Cobb County Coughs Up Big $$$ to Help Braves Leave Downtown Atlanta
This map shows Turner Field and the new stadium location. Fans who purchased tickets during the 2012 season are shown in red.
The Braves will leave downtown Atlanta for suburban Cobb County, after a scant 20 years in Turner Field. The team chose the nexus of two highways 13.5 miles north of their current stadium as the site for a new ballpark. According to Atlanta Mayor Kasim Reed, Cobb County offered $450 million in public support for the stadium.

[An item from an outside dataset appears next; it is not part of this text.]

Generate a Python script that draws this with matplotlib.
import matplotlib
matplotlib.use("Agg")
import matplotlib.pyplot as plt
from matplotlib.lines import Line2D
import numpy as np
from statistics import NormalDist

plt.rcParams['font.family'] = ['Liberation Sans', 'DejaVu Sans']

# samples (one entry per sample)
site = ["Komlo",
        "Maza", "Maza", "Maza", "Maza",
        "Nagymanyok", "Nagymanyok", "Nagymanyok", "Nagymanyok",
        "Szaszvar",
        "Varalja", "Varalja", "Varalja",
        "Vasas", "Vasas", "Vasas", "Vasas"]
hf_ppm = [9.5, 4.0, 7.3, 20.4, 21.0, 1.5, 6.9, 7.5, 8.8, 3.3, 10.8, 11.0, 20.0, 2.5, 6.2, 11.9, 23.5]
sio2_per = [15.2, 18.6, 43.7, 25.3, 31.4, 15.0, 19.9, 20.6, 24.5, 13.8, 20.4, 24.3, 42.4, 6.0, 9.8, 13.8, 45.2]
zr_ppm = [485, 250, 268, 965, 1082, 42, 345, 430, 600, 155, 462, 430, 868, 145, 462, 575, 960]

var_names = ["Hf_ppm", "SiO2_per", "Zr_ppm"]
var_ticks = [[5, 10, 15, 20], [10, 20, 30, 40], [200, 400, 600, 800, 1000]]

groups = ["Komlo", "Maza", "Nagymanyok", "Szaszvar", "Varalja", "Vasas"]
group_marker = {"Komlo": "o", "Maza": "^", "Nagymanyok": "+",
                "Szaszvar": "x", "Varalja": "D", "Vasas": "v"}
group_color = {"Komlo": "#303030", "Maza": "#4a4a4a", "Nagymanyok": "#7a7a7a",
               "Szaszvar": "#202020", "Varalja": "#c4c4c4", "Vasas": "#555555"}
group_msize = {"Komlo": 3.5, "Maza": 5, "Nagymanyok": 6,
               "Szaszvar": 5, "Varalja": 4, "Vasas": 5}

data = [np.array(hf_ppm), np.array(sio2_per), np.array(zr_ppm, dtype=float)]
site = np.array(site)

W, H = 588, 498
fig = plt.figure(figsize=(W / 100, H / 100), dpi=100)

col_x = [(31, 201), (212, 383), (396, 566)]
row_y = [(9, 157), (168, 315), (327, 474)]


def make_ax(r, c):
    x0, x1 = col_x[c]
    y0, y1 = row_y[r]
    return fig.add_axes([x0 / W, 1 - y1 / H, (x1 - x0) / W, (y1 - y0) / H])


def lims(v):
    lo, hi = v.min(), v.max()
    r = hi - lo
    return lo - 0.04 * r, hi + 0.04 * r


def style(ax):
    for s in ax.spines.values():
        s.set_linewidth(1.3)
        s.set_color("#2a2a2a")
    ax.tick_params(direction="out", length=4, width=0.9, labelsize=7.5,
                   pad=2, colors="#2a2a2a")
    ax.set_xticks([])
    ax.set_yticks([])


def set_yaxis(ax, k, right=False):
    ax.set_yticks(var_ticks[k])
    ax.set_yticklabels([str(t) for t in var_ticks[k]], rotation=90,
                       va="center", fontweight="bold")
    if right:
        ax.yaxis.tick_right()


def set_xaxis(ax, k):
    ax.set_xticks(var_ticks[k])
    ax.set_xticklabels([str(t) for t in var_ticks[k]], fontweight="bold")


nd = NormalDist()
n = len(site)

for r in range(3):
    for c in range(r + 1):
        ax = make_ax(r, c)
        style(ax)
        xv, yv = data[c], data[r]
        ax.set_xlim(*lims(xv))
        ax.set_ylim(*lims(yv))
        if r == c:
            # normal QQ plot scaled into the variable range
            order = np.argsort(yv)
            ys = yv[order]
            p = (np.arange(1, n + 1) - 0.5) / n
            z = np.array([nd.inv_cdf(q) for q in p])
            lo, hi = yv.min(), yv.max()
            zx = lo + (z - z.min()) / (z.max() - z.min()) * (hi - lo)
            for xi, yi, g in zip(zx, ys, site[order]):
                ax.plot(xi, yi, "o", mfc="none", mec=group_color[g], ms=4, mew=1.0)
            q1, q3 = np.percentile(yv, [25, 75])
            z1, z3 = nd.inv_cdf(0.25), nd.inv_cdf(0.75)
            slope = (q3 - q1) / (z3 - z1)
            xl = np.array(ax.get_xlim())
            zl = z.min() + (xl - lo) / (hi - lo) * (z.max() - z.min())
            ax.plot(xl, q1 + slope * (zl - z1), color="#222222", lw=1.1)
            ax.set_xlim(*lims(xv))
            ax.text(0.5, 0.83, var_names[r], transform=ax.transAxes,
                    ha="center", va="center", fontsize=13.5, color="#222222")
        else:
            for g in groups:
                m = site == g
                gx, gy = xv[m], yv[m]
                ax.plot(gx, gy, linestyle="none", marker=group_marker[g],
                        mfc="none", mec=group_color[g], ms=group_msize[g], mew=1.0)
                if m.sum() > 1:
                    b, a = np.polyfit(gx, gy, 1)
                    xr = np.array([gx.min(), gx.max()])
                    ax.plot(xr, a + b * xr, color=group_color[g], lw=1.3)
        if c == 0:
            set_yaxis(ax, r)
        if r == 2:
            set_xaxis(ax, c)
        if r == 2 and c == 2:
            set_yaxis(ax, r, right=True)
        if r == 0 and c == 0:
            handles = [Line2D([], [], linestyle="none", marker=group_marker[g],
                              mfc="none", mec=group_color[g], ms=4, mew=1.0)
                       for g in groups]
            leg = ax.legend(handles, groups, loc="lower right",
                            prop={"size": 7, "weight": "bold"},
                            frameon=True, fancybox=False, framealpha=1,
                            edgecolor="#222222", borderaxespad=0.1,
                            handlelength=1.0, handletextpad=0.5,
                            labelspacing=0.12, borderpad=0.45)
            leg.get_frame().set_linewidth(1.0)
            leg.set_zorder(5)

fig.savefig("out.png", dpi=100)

The team cited “a lack of consistent mass transportation,” as part of the reason for the move. The new site, in the Cumberland Mall area, will provide “enhanced parking opportunities, and, generally, easier access to and from major roadways,” according to the team’s management. Braves execs told the Atlanta Journal Constitution that Turner Field had 5,000 fewer parking spots than they wanted.
“Today, most of our fans arrive via car, and getting to this (new) site via car from all sorts of different directions is easier,” Braves exec Derek Schiller told the AJC.

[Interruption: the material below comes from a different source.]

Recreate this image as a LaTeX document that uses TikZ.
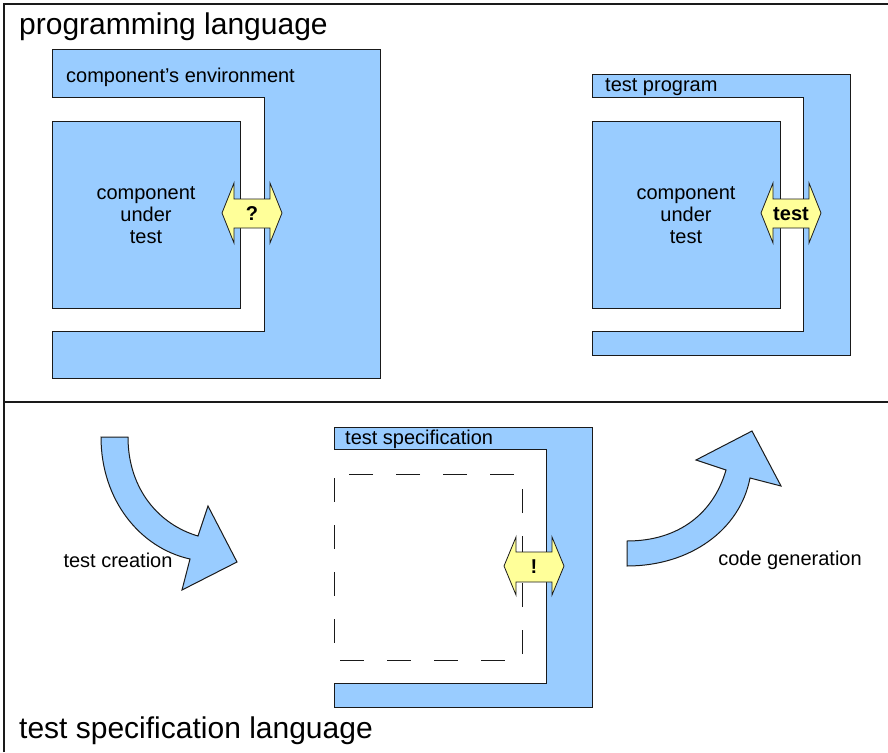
\documentclass[tikz,border=0pt]{standalone}
\usepackage{fontspec}
\setmainfont{Liberation Sans}
\usepackage{xcolor}
\definecolor{boxblue}{HTML}{99CCFF}
\definecolor{arrowyellow}{HTML}{FFFF99}
\definecolor{edge}{HTML}{1A1A1A}
\tikzset{
  part/.style={draw=edge, line width=1pt, fill=boxblue},
  xarrow/.style={draw=edge, line width=0.8pt, fill=arrowyellow},
  label/.style={inner sep=0pt, font=\fontsize{20}{22}\selectfont},
  big/.style={inner sep=0pt, font=\fontsize{30}{34}\selectfont}
}

\begin{document}
\begin{tikzpicture}[x=1pt, y=-1pt]
        \useasboundingbox (0,0) rectangle (888,752);
        % frame
        \draw[line width=1.5pt, edge] (4,752) -- (4,4) -- (888,4);
        \draw[line width=1.5pt, edge] (4,402) -- (888,402);
        \node[big, anchor=west] (pl) at (19,27) {programming language};
        \node[big, anchor=west] (tsl) at (19,731) {test specification language};

        % component and its environment
        \draw[part] (52,50) -- (380,50) -- (380,378) -- (52,378) -- (52,331) -- (264,331) -- (264,97) -- (52,97) -- cycle;
        \node[label, anchor=west] (env) at (66,77) {component's environment};
        \draw[part] (52,121) rectangle (240,308);
        \node[label, align=center] (cut) at (146,215) {component\\under\\test};
        \draw[xarrow, shift={(252,213)}] (-30,0) -- (-18,-30) -- (-18,-14) -- (18,-14) -- (18,-30) -- (30,0) -- (18,30) -- (18,15) -- (-18,15) -- (-18,30) -- cycle;
        \node[label, font=\fontsize{20}{22}\selectfont\bfseries] (q) at (252,214) {?};

        % component and test program
        \draw[part] (592,74) -- (850,74) -- (850,355) -- (592,355) -- (592,331) -- (803,331) -- (803,97) -- (592,97) -- cycle;
        \node[label, anchor=west] (tp) at (605,87) {test program};
        \draw[part] (592,121) rectangle (780,308);
        \node[label, align=center] (cut2) at (686,215) {component\\under\\test};
        \draw[xarrow, shift={(791,213)}] (-30,0) -- (-18,-30) -- (-18,-14) -- (18,-14) -- (18,-30) -- (30,0) -- (18,30) -- (18,15) -- (-18,15) -- (-18,30) -- cycle;
        \node[label, font=\fontsize{20}{22}\selectfont\bfseries] (t) at (791,214) {test};

        % test specification
        \draw[part] (334,427) -- (592,427) -- (592,707) -- (334,707) -- (334,683) -- (546,683) -- (546,449) -- (334,449) -- cycle;
        \node[label, anchor=west] (ts) at (345,439) {test specification};
        \draw[edge, line width=1pt, dash pattern=on 24pt off 23pt, dash phase=-4pt] (334,474) rectangle (522,660);
        \draw[xarrow, shift={(534,566)}] (-30,0) -- (-18,-29) -- (-18,-14) -- (18,-14) -- (18,-29) -- (30,0) -- (18,29) -- (18,16) -- (-18,16) -- (-18,29) -- cycle;
        \node[label, font=\fontsize{20}{22}\selectfont\bfseries] (e) at (534,567) {!};

        % curved arrows
        \draw[part] (101,437) -- (128,437) .. controls (128,490) and (160,525) .. (198,536) -- (208,506) -- (237,562) -- (182,590) -- (190,559) .. controls (140,548) and (101,500) .. (101,437) -- cycle;
        \node[label] (tc) at (118,560) {test creation};
        \draw[part] (627,541) -- (627,566) .. controls (690,566) and (740,530) .. (750,478) -- (781,486) -- (752,431) -- (696,460) -- (726,470) .. controls (714,512) and (680,541) .. (627,541) -- cycle;
        \node[label] (cg) at (790,560) {code generation};
    \end{tikzpicture}
\end{document}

The team promises the new stadium will be part of a “mixed-use development” (sites marked out above), with better highway access and more parking at its new location, plus “a variety of other transportation options.” Judging from the image on the above, it doesn’t look like too many fans are going to be walking or taking transit to the games. Ashley Robbins of the local transit blog MARTA Rocks! told Streetsblog that the Cumberland Mall is currently served by a single, overcrowded bus route.

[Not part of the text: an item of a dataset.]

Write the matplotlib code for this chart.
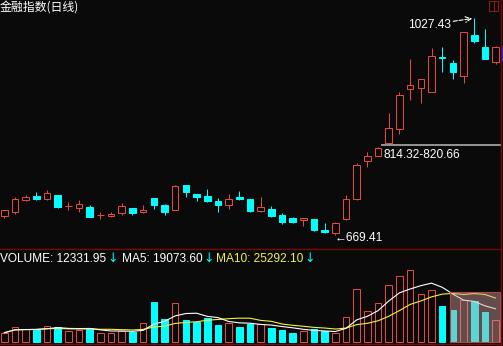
import matplotlib
matplotlib.use('Agg')
import matplotlib.pyplot as plt
from matplotlib.patches import Rectangle
from matplotlib.lines import Line2D
import pandas as pd

# ---------------- data ----------------
title = "金融指数(日线)"
opens = [701.29, 707.41, 727.23, 733.84, 729.38, 735.49, 717.81, 714.51, 715.67, 702.45,
         701.29, 706.25, 714.01, 707.90, 730.53, 718.97, 711.21, 752.01, 737.14, 733.84,
         725.58, 719.47, 732.19, 728.88, 709.06, 712.36, 702.45, 697.49, 694.19, 695.84,
         677.67, 672.71, 695.35, 728.88, 791.16, 800.41, 820.66, 844.03, 910.11, 911.76,
         906.14, 962.97, 954.05, 932.57, 1000.31, 979.99, 955.70]
highs = [710.71, 732.19, 735.49, 740.45, 743.75, 735.49, 723.93, 726.73, 718.97, 707.41,
         707.41, 722.27, 714.01, 718.97, 730.53, 720.62, 752.51, 752.01, 737.14, 745.40,
         730.53, 737.14, 742.10, 728.88, 732.19, 717.32, 705.75, 699.15, 697.49, 695.84,
         689.23, 690.89, 735.49, 788.85, 807.02, 814.32, 870.46, 906.14, 959.67, 926.63,
         977.84, 979.49, 958.51, 1004.27, 1027.43, 1009.23, 982.13]
lows = [697.99, 704.60, 725.58, 727.23, 727.73, 714.51, 710.71, 707.90, 699.64, 696.34,
        699.15, 702.95, 702.95, 705.75, 712.36, 702.95, 710.21, 732.68, 726.07, 723.93,
        707.90, 712.36, 727.23, 707.41, 707.41, 699.64, 688.08, 689.73, 684.77, 676.02,
        672.71, 669.41, 694.19, 727.23, 781.25, 799.92, 820.66, 836.26, 892.43, 886.98,
        906.14, 939.18, 927.12, 921.01, 987.09, 960.66, 951.90]
closes = [710.71, 728.88, 732.19, 728.88, 738.79, 716.16, 717.81, 721.12, 699.64, 702.45,
          704.60, 717.32, 706.25, 711.21, 719.47, 707.90, 750.85, 740.94, 732.68, 726.07,
          718.97, 728.88, 728.39, 709.06, 715.67, 701.29, 691.38, 691.38, 697.49, 677.67,
          674.37, 689.23, 728.88, 785.05, 799.92, 813.50, 845.68, 900.69, 917.21, 926.63,
          965.12, 962.60, 939.18, 1004.27, 990.39, 960.66, 979.49]
volumes = [5211, 8511, 7353, 7353, 9090, 8511, 6195, 6774, 7759, 5037,
           5211, 6195, 5790, 10654, 22986, 13143, 22234, 12564, 11580, 13896,
           9669, 10827, 8685, 10422, 10422, 7759, 6601, 5037, 6022, 7353,
           6022, 5037, 14301, 30513, 17775, 22407, 32829, 38040, 41514, 27445,
           29710, 20844, 18354, 24144, 23565, 16973.05, 12331.95]
low_idx = 31
high_idx = 44
gap_idx = 35          # gap between this candle's high and next candle's low

# ---------------- style ----------------
BG = '#0a0a0a'
RED = '#e8463e'
CYAN = '#00ffff'
FRAME = '#760808'
YEL = '#f2f23c'
W, H = 503, 346
LW = 0.72
BW = 0.62
NUM_FONT = ['Liberation Sans', 'DejaVu Sans']
NFS = 8.6

fig = plt.figure(figsize=(W / 100, H / 100), dpi=100, facecolor=BG)

def fx(px):
    return px / W

def fy(py):
    return 1 - py / H

ax = fig.add_axes([0, fy(249), fx(500.5), 249 / H])
axv = fig.add_axes([0, fy(344), fx(500.5), 95 / H], sharex=ax)
for a in (ax, axv):
    a.set_facecolor(BG)
    a.set_axis_off()

n = len(opens)
ax.set_xlim(-0.403, 46.46)
ax.set_ylim(646.3, 1057.6)
axv.set_ylim(-1332, 53673)

# ---------------- candles ----------------
for i, (o, h, l, c) in enumerate(zip(opens, highs, lows, closes)):
    if c > o:
        ax.add_patch(Rectangle((i - BW / 2, o), BW, c - o, fill=False, ec=RED, lw=LW))
        if h > c:
            ax.vlines(i, c, h, color=RED, lw=LW)
        if l < o:
            ax.vlines(i, l, o, color=RED, lw=LW)
    elif c == o:
        ax.hlines(o, i - BW / 2, i + BW / 2, color=RED, lw=LW)
        ax.vlines(i, l, h, color=RED, lw=LW)
    else:
        ax.vlines(i, l, h, color=CYAN, lw=LW)
        ax.add_patch(Rectangle((i - BW / 2, c), BW, o - c, fc=CYAN, ec=CYAN, lw=LW))

# ---------------- volume ----------------
for i, v in enumerate(volumes):
    if closes[i] >= opens[i]:
        axv.add_patch(Rectangle((i - BW / 2, 0), BW, v, fill=False, ec=RED, lw=LW))
    else:
        axv.add_patch(Rectangle((i - BW / 2, 0), BW, v, fc=CYAN, ec=CYAN, lw=LW))

vs = pd.Series(volumes)
ma5 = vs.rolling(5, min_periods=1).mean()
ma10 = vs.rolling(10, min_periods=1).mean()
xs = list(range(n))
axv.plot(xs, ma10, color=YEL, lw=0.8, zorder=5)
axv.plot(xs, ma5, color='white', lw=0.8, zorder=6)

# ---------------- annotations ----------------
ax.annotate(f"{highs[high_idx]:.2f}", xy=(high_idx, highs[high_idx]), xytext=(-23, -7),
            textcoords='offset pixels', ha='right', va='center', color='white',
            fontsize=NFS, family=NUM_FONT)
ax.annotate('', xy=(high_idx, highs[high_idx]), xytext=(-21, -3), textcoords='offset pixels',
            arrowprops=dict(arrowstyle='->', color='white', lw=0.8, ls='--',
                            shrinkA=0, shrinkB=1.5))
ax.annotate(f"←{lows[low_idx]:.2f}", xy=(low_idx, lows[low_idx]), xytext=(-1, -3),
            textcoords='offset pixels', ha='left', va='center', color='white',
            fontsize=NFS, family=NUM_FONT)

gap_lo = highs[gap_idx]
gap_hi = lows[gap_idx + 1]
ax.hlines((gap_lo + gap_hi) / 2, gap_idx + 0.26, ax.get_xlim()[1], color='#a0a0a0', lw=1.3)
ax.annotate(f"{gap_lo:.2f}-{gap_hi:.2f}", xy=(gap_idx, gap_lo), xytext=(5, -8),
            textcoords='offset pixels', ha='left', va='center', color='white',
            fontsize=NFS, family=NUM_FONT)

# last-bar marker on right edge
ax.add_patch(Rectangle((1.0, min(opens[-1], closes[-1])), 3 / 500.5,
                       abs(closes[-1] - opens[-1]),
                       transform=ax.get_yaxis_transform(), fc='#2a2aff', ec='none',
                       clip_on=False))

# ---------------- header texts ----------------
fig.text(fx(0), fy(6.8), title, color='white', fontsize=8.6, va='center', ha='left',
         family=['Noto Sans CJK SC', 'DejaVu Sans'])

hy = fy(258.5)
labels = [(0.5, f"VOLUME: {volumes[-1]:.2f}", 'white'),
          (121.5, f"MA5: {ma5.iloc[-1]:.2f}", 'white'),
          (216.5, f"MA10: {ma10.iloc[-1]:.2f}", YEL)]
for px, txt, col in labels:
    t = fig.text(fx(px), hy, txt, color=col, fontsize=NFS, va='center', family=NUM_FONT)
    fig.text(0, 0, '')
    plt.annotate('↓', xy=(1, 0.5), xycoords=t, xytext=(1, 0), textcoords='offset pixels',
                 ha='left', va='center', color=CYAN, fontsize=9, family='DejaVu Sans')

# ---------------- frame ----------------
fig.add_artist(Line2D([0, fx(500.5)], [fy(249), fy(249)], color=FRAME, lw=1.0))
fig.add_artist(Line2D([0, fx(500.5)], [fy(344), fy(344)], color=FRAME, lw=1.0))
fig.add_artist(Line2D([fx(500.5), fx(500.5)], [0, 1], color=FRAME, lw=1.0))
fig.add_artist(Rectangle((fx(489), fy(10.5)), fx(9), 9.5 / H, fill=False, ec='#8a1a1a', lw=0.8))
fig.add_artist(Line2D([fx(493.5), fx(493.5)], [fy(10.5), fy(1)], color='#8a1a1a', lw=0.8))

# watermark stamp
fig.add_artist(Rectangle((fx(450), fy(342)), fx(50), 50 / H, fc=(0.82, 0.62, 0.62, 0.45),
                         ec='#b04848', lw=0.8, zorder=10))

fig.savefig('out.png', dpi=100, facecolor=BG)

ATL Urbanist, a blog written by a downtown Atlanta resident who goes by Darin, said the move could be a good thing for downtown, if the stadium is replaced by a walkable neighborhood. Mayor Reed said today that several developers are potentially interested in the location.
The Braves current stadium, Turner Field, is just 17 years old and was built as the centerpiece of the city’s Olympics in 1996. The new stadium will reportedly be built with $450 million in financing from Cobb County and $200 million from the team, though it’s not clear what form the subsidies will take.
Notably, voters in Cobb County, like most other parts of the Atlanta region, voted down a measure last year to raise revenue for transportation projects, including BRT routes that would have served the location of the new stadium.